Since the parents did not do this before nikah, they should do this NOW...yes it is
they (the parents) who should do this , not the girl herself...she should avoid talking about this issue herself with her husband over dinner (as it wont be effective, and can cause more anxiety for her depnding on what her husband happens to say each time they discuss this)...
it was the guys family and the girls family who arranged this nikah, right? so why should the girl try to solve this problem by herself, its a problem between families .... she should give her full voice to her parents... her parents should back her up, and should in a very assertive respectful manner talk to their damaad and his ghar walay, about their daughters future goals for studies.... A correct amount of very direct and tacful pressure from the girls parents/guardians on her inlaws and husband can do wonders..

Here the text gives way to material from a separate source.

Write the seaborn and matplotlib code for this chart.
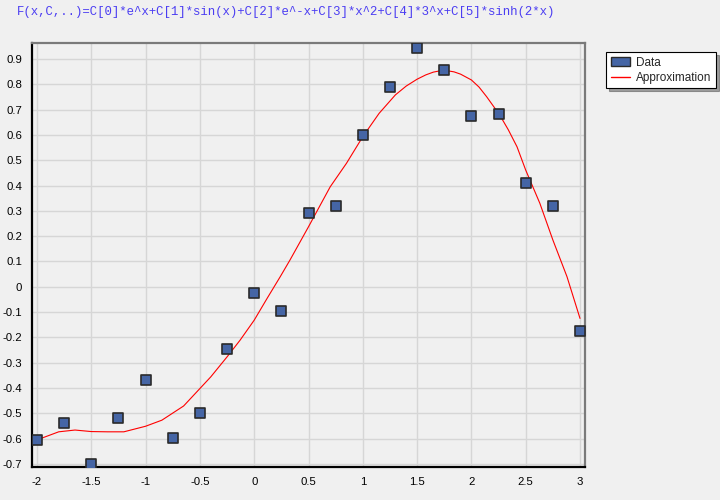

I think, thinking about divorce is a little hasty, before even trying this sort of dialogue between families specially the girls parents and their damaad... but the parents must make sure that they do make their daughters academic goals absolutely clear to the damaad and his mother before the rukhsati., they should put forward clear conditions for rukhsati... and they should make sure they do get some sort of agreement/word/tassalli from their damaad and his parents about the security of their daughters academic future before rukhsati....i
if after trying that, they see that there is no hope, and they havent convinced the inlaws and havent gotten and guarantee/promise...then the parents of the girl (not the girl herself) can sort of well "threaten' or "put forward" divorce as option... and see the damaad and the MIL's reaction...
and your friend should not read too much into comments like "silaai seek lo" and about khana pakana etc... it might be the saas's aadat, to be a typical saas like that...yoru friend should ignore them.